Fast Facts
Born in Old Forge, Penn., on May 17, 1948. His father was an hourly employee and later a plant manager for General Electric. As a child, Nardelli was an excellent athlete but an indifferent student. He attended Western Illinois University on a football scholarship, paving highways during the summer and getting his degree in 1971. He wanted to go pro on the gridiron, but topped out at 5' 10", 195 lbs. So he pursued his MBA at night, earning the degree from the University of Louisville in 1975.
Aside from a three-year interlude, Nardelli worked for GE and its subsidiaries for the bulk of three decades. His greatest success came as head of GE Power Systems between 1995 and 1999, during which time he boosted profits by a billion dollars and made the subsidiary one of the company's most profitable divisions.
Though Nardelli's success and drive made him one of three internal candidates for CEO after Jack Welch stepped down, he was passed over for Jeffrey Immelt in 2000. Minutes later, according to FORTUNE, he received a call from Kenneth Langone, a GE board member and Home Depot director, who told Nardelli, "You probably could not feel worse right now, but you've just been hit in the ass with a golden horseshoe." He was installed as Home Depot's CEO shortly after.
His tenure at Home Depot was equal parts stormy and lucrative.

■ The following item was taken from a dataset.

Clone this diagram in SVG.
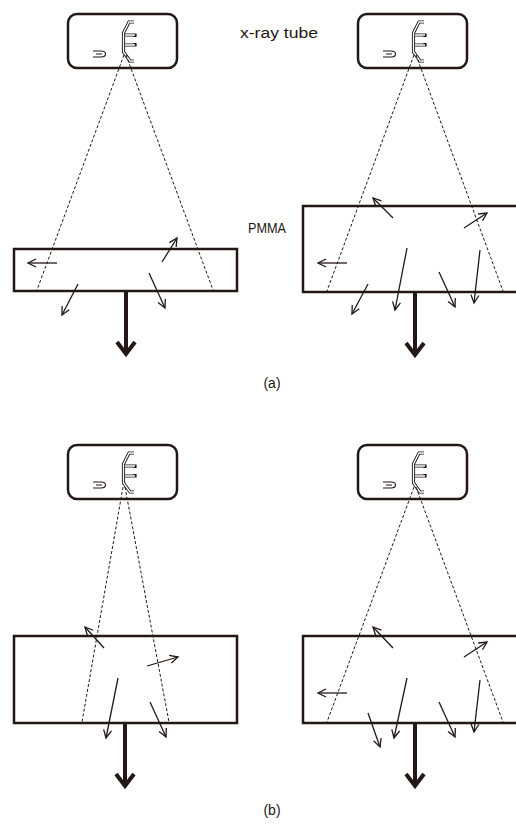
<svg xmlns="http://www.w3.org/2000/svg" width="516" height="828" viewBox="0 0 516 828">
  <style>
    .box { fill: #fff; stroke: #231815; stroke-width: 2.5; }
    .tube { fill: #fff; stroke: #231815; stroke-width: 2.5; }
    .wallo { fill: none; stroke: #231815; stroke-width: 3.2; stroke-linejoin: miter; }
    .walli { fill: none; stroke: #fff; stroke-width: 1.3; stroke-linejoin: miter; }
    .cath { fill: none; stroke: #231815; stroke-width: 1.1; }
    .beam { fill: none; stroke: #231815; stroke-width: 1; stroke-dasharray: 3 2; }
    .ray { fill: none; stroke: #231815; stroke-width: 1.3; marker-end: url(#head); }
    .out { fill: none; stroke: #231815; stroke-width: 4; stroke-linejoin: miter; }
    text { font-family: "Liberation Sans", Arial, sans-serif; fill: #231815; }
  </style>
  <defs>
    <marker id="head" markerUnits="userSpaceOnUse" markerWidth="12" markerHeight="12" refX="9" refY="5" orient="auto">
      <path d="M1,1 L9,5 L1,9" fill="none" stroke="#231815" stroke-width="1.3"/>
    </marker>
    <!-- x-ray tube: housing, anode and filament; origin at housing top-left -->
    <g id="tube">
      <rect class="tube" x="0" y="0" width="109" height="54" rx="9"/>
      <path class="wallo" d="M66,8 L61,8 L55.5,19 L55.5,38 L62,47 L66,47"/>
      <path class="wallo" d="M57,21 L67,21 L67,23 M57,31 L67,31 L67,29"/>
      <path class="walli" d="M66,8 L61,8 L55.5,19 L55.5,38 L62,47 L66,47"/>
      <path class="walli" d="M57,21 L67,21 M57,31 L67,31"/>
      <path class="cath" d="M25,37 L33,37 Q37.5,37 37.5,40 Q37.5,43 33,43 L25,43 M28,40 L34,40"/>
    </g>
  </defs>

  <!-- (a) thin phantom -->
  <g id="a-left">
    <use href="#tube" x="68" y="14"/>
    <rect class="box" x="14" y="249" width="223" height="42"/>
  </g>
  <!-- (a) thick phantom -->
  <g id="a-right">
    <use href="#tube" x="358" y="14"/>
    <rect class="box" x="303" y="206" width="220" height="86"/>
  </g>
  <!-- (b) thin-beam -->
  <g id="b-left">
    <use href="#tube" x="68" y="445"/>
    <rect class="box" x="14" y="636" width="223" height="87"/>
  </g>
  <!-- (b) wide-beam -->
  <g id="b-right">
    <use href="#tube" x="358" y="445"/>
    <rect class="box" x="303" y="636" width="220" height="87"/>
  </g>

  <g id="labels">
    <text x="240" y="38" font-size="14" textLength="78" lengthAdjust="spacingAndGlyphs">x-ray tube</text>
    <text x="248" y="233" font-size="15" textLength="38" lengthAdjust="spacingAndGlyphs">PMMA</text>
    <text x="272" y="388" font-size="14" text-anchor="middle">(a)</text>
    <text x="272" y="815" font-size="14" text-anchor="middle">(b)</text>
  </g>

  <g id="connectors">
    <!-- beams -->
    <path class="beam" d="M124,55 L37,290 M126,55 L213,290"/>
    <path class="beam" d="M414,55 L327,291 M416,55 L503,291"/>
    <path class="beam" d="M123,487 L82,722 M125,487 L169,722"/>
    <path class="beam" d="M414,487 L327,722 M416,487 L503,722"/>

    <!-- scattered photons (a) left -->
    <path class="ray" d="M57,263 L28,263"/>
    <path class="ray" d="M162,262 L177,238"/>
    <path class="ray" d="M78,284 L62,315"/>
    <path class="ray" d="M149,273 L165,308"/>

    <!-- scattered photons (a) right -->
    <path class="ray" d="M393,218 L373,198"/>
    <path class="ray" d="M464,228 L487,213"/>
    <path class="ray" d="M347,263 L318,263"/>
    <path class="ray" d="M368,284 L352,314"/>
    <path class="ray" d="M407,248 L395,310"/>
    <path class="ray" d="M439,272 L455,307"/>
    <path class="ray" d="M480,250 L474,303"/>

    <!-- scattered photons (b) left -->
    <path class="ray" d="M104,648 L85,627"/>
    <path class="ray" d="M147,666 L178,657"/>
    <path class="ray" d="M118,678 L106,738"/>
    <path class="ray" d="M150,702 L166,737"/>

    <!-- scattered photons (b) right -->
    <path class="ray" d="M393,648 L373,627"/>
    <path class="ray" d="M464,657 L487,642"/>
    <path class="ray" d="M347,693 L318,693"/>
    <path class="ray" d="M368,713 L380,747"/>
    <path class="ray" d="M407,678 L394,738"/>
    <path class="ray" d="M439,702 L455,737"/>
    <path class="ray" d="M480,680 L474,732"/>

    <!-- primary transmitted beam -->
    <path class="out" d="M126,291 L126,354 M117,342 L126,354 L135,342"/>
    <path class="out" d="M415,292 L415,355 M406,343 L415,355 L424,343"/>
    <path class="out" d="M125,723 L125,786 M116,774 L125,786 L134,774"/>
    <path class="out" d="M415,723 L415,786 M406,774 L415,786 L424,774"/>
  </g>
</svg>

While his annual compensation went as high as $38 million, the company's stock price languished and operations suffered. At a shareholder meeting in May, 2006, the board failed to show up, and Nardelli presided over a disastrous half-hour meeting during which he cut off frustrated questioners' microphones after one minute. On Jan. 2, 2007, he reached a deal to step down. When his resignation was announced, according to Business Week, some employees text-messaged each other with happy faces and exclamation points; others jubilantly high-fived. But it was Nardelli who got the last laugh, negotiating a severance package worth $210 million.
Named CEO of Chrysler in August, 2007 as Daimler, Chrysler's German parent company, sold the outfit to the private equity firm Cerberus.
Quotes from Nardelli:
"We believe this is the least costly alternative considering the depth of the economic crisis and the options we face."
(Testifying before the Senate, Dec. 3, 2008)
"There was always this rap against me being functionally proficient but not very strategic."
(FORTUNE, June 24, 2002)
"As a CEO, the toughest thing to change is what you may have put in place. So from one standpoint, I come with no emotional attachment. As a very caring person, I come with a lot of emotion for our employees. They're not numbers. They're human beings."
(Business Week, June 11, 2008)
Quotes about Nardelli:
"Though never a blazing intellect, he logged the longest hours, tackled the toughest turnarounds, and became 'the best operating executive I've ever seen,' says Jack Welch, his former boss.'"
(FORTUNE, June 24, 2002)
"Mr. Nardelli's compensation illustrates precisely what is so offensive about CEO pay: it's a rigged game. Heads I win, tails you lose."
(New York Times, May 27, 2006)
"[Before Nardelli], the approach culturally was, 'We're part of the troops like you guys and we're going into the battle with you.' But Nardelli does not look comfortable in that orange apron. His body language is more 'I am the general up on the hill with the binoculars; you guys go take on the enemy.'"
(Analyst Donald Trott, speaking to Chief Executive magazine in 2001)
"Chrysler is a bit of a mystery. CEO Robert Nardelli has been somewhat scant on details for new products other than announcing an electric-vehicle platform that has so far not impressed anybody."